Tuesday, February 19, 2013

There was a time when using a computer was ......(part 3)

About how will we use new technology?

Future Technology - man interacts will hologram
Will Technology go Minority Report on us?
“After growing wildly for years the field of computing appears to be reaching its infancy”
John R Pierce, Bell Labs, 1910 - 2002

The definition of technology has changed over the years from computers to information technology (IT) to information and communication technology (ICT) and so on.  Microprocessors’ are ubiquitous, it has become difficult to find devices that are classified as technology that do not have a microprocessor at the core of its operation.  
Back in 1999, when we all lived in fear of the impending doom of the Y2K bug, it started to dawn on us that no matter what our opinion was or our personal feelings about computers, there were very few places left on Planet Earth where we could avoid them.

We now consider ourselves ICT users, if we use a Smartphone, access the web on a mobile device, use APPS, type an e-mail on our laptop, or sit at our desks to upload our photos to a cloud based storage drive.

The number of ways we now interact with ICT has also changed because the nature and breadth of the devices has changed.  It could be argued, that we now need to be able to type, use a mouse, interact with a touch screen (of varying size and shape).

Arguably, it took the advent of the iPad to move ICT from the desk into people’s hands.  It opened the possibility of using technology in a way that does not involve clumsy peripherals.  Moving the keyboard and mouse to the side of the access debate has introduced the world of ICT to a much younger audience, seeing children of 2 and 3 years in a car or on a plane journey is now a common sight.  Making Smartphones a gateway device for the Internet and services such as Twitter, Facebook, newsfeeds etc., has also drawn older users into the ever widening ICT family.

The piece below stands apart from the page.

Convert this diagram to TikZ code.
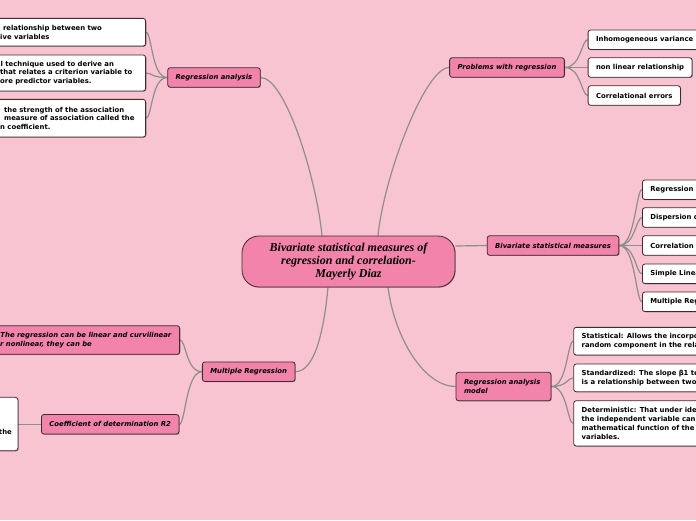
\documentclass[tikz,border=0pt]{standalone}
\usepackage{fontspec}
\setmainfont{DejaVu Sans}
\newfontfamily\titlefont{Liberation Serif}
\usetikzlibrary{shadows}
\definecolor{bgpink}{HTML}{F9C4D1}
\definecolor{boxpink}{HTML}{F283AB}
\definecolor{edgedark}{HTML}{3F2A32}
\definecolor{linegray}{HTML}{8E8E8E}
\pgfdeclarelayer{back}
\pgfsetlayers{back,main}
\newcommand\lblfont{\fontsize{6.86}{8.8}\selectfont\bfseries}
\tikzset{
  sh/.style={drop shadow={shadow xshift=0.7pt,shadow yshift=-0.7pt,opacity=0.35,fill=black}},
  pbox/.style={draw=edgedark,line width=0.8pt,fill=boxpink,rounded corners=2.5pt,
    font=\lblfont\itshape,inner xsep=8pt,inner ysep=0pt,minimum height=19.5pt,sh},
  wbox/.style={draw=edgedark,line width=0.8pt,fill=white,rounded corners=2.5pt,
    font=\lblfont,inner xsep=8pt,inner ysep=0pt,minimum height=19.5pt,sh},
  cbox/.style={draw=edgedark,line width=0.8pt,fill=boxpink,rounded corners=17pt,
    font=\titlefont\bfseries\itshape\fontsize{12}{13}\selectfont,align=center,
    minimum width=213pt,minimum height=51pt,inner sep=0pt,sh},
  txt/.style={font=\lblfont,inner sep=0pt,align=left},
  link/.style={draw=linegray,line width=1.2pt}
}
\begin{document}
\begin{tikzpicture}[x=1pt,y=-1pt]
\useasboundingbox (0,0) rectangle (696,520);
\begin{pgfonlayer}{back}
\fill[bgpink] (0,0) rectangle (696,520);
\end{pgfonlayer}
\clip (0,0) rectangle (696,520);

% centre
\node[cbox] (c) at (348.5,261.5) {Bivariate statistical measures of\\regression and correlation-\\Mayerly Diaz};
\coordinate (ct1) at ([xshift=-26.5pt]c.north);
\coordinate (ct2) at ([xshift=29.5pt]c.north);
\coordinate (cb1) at ([xshift=-20.5pt]c.south);
\coordinate (cb2) at ([xshift=39.5pt]c.south);
\coordinate (ce) at ([yshift=15.5pt]c.east);

% branch nodes
\node[pbox] (RA) at (214,77.5) {Regression analysis};
\node[pbox] (PWR) at (507,67.5) {Problems with regression};
\node[pbox] (BSM) at (553,245.5) {Bivariate statistical measures};
\node[pbox,align=left,text width=79pt,minimum height=28.4pt] (RAM) at (503.5,386.5) {Regression analysis\\model};
\node[pbox] (MR) at (248.7,371.7) {Multiple Regression};
\node[pbox] (CD) at (110.2,424.3) {Coefficient of determination R2};

% Regression analysis children (left, clipped)
\node[wbox,anchor=east,minimum width=200pt,minimum height=27.7pt] (L1) at (146,32.2) {};
\node[txt,anchor=west] (L1t) at (0,32.5) {\hspace*{2.8pt}relationship between two\\ive variables};
\node[wbox,anchor=east,minimum width=200pt,minimum height=36pt] (L2) at (146,73) {};
\node[txt,anchor=west] (L2t) at (0,73) {\hspace*{0.5pt}l technique used to derive an\\that relates a criterion variable to\\ore predictor variables.};
\node[wbox,anchor=east,minimum width=200pt,minimum height=37.7pt] (L3) at (146,118.2) {};
\node[txt,anchor=west] (L3t) at (0,118.3) {\hspace*{4pt}the strength of the association\\\hspace*{4pt}measure of association called the\\n coefficient.};

% Problems with regression children
\node[wbox,anchor=west] (P1) at (587.7,39.7) {Inhomogeneous variance};
\node[wbox,anchor=west] (P2) at (587.7,67.5) {non linear relationship};
\node[wbox,anchor=west] (P3) at (587.7,95.5) {Correlational errors};

% Bivariate statistical measures children
\node[wbox,anchor=west] (B1) at (642,189.7) {Regression};
\node[wbox,anchor=west] (B2) at (642,217.5) {Dispersion diagram};
\node[wbox,anchor=west] (B3) at (642,245.5) {Correlation};
\node[wbox,anchor=west] (B4) at (642,273.8) {Simple Linear Regression};
\node[wbox,anchor=west] (B5) at (642,301.8) {Multiple Regression};

% Regression analysis model children
\node[wbox,anchor=west,align=left,minimum height=27.7pt] (S1) at (573.3,341.2) {Statistical: Allows the incorporation of a\\random component in the relationship.};
\node[wbox,anchor=west,align=left,minimum height=27.7pt] (S2) at (573.3,377.9) {Standardized: The slope β1 tells us if there\\is a relationship between two variables.};
\node[wbox,anchor=west,align=left,minimum height=45.3pt] (S3) at (573.3,423.4) {Deterministic: That under ideal conditions,\\the independent variable can be expressed as a\\mathematical function of the independent\\variables.};

% Multiple regression children
\node[pbox,anchor=east,minimum width=220pt,minimum height=28.6pt] (M1) at (180,340) {};
\node[txt,anchor=west,font=\lblfont\itshape] (M1t) at (0,340) {\hspace*{0.3pt}The regression can be linear and curvilinear\\\llap{o}r nonlinear, they can be};
\node[wbox,anchor=east,minimum width=100pt,minimum height=53.4pt] (K1) at (18.3,424) {};
\node[txt,anchor=east] (K1t) at (12,432.3) {the};

% connectors
\begin{pgfonlayer}{back}
\draw[link] (ct1) .. controls (316,176) and (285,77.5) .. (RA.east);
\draw[link] (ct2) .. controls (384,176) and (425,67.5) .. (PWR.west);
\draw[link] (ce) -- (BSM.west);
\draw[link] (cb1) .. controls (324,330) and (315,371.7) .. (MR.east);
\draw[link] (cb2) .. controls (395,340) and (425,386.5) .. (RAM.west);

\foreach \t in {L1,L2,L3}
  \draw[link] (RA.west) .. controls +(-16,0) and +(6,0) .. (\t.east);
\foreach \t in {P1,P2,P3}
  \draw[link] (PWR.east) .. controls +(16,0) and +(-6,0) .. (\t.west);
\foreach \t in {B1,B2,B3,B4,B5}
  \draw[link] (BSM.east) .. controls +(16,0) and +(-6,0) .. (\t.west);
\foreach \t in {S1,S2,S3}
  \draw[link] (RAM.east) .. controls +(16,0) and +(-6,0) .. (\t.west);
\foreach \t in {M1,CD}
  \draw[link] (MR.west) .. controls +(-16,0) and +(6,0) .. (\t.east);
\draw[link] (CD.west) -- (K1.east |- CD.west);
\end{pgfonlayer}
\end{tikzpicture}
\end{document}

It could easily be argued that we are at a junction, where the future of how ICT is used is standing at a crossroads.  We encounter arguments that people will continue to use desktops and laptops as “office” machines - will there even be such a thing as an "office", let alone an "office machine".  
Will a tablet device require a keyboard to be useful and who will win the "Battle of the APPS" to become the dominant mobile operating system.   
The analogy of the crossroads may not in this case be the most accurate; rather it might be better to describe the situation like a tree, waiting for the conditions required to allowfor the emergence of new branches.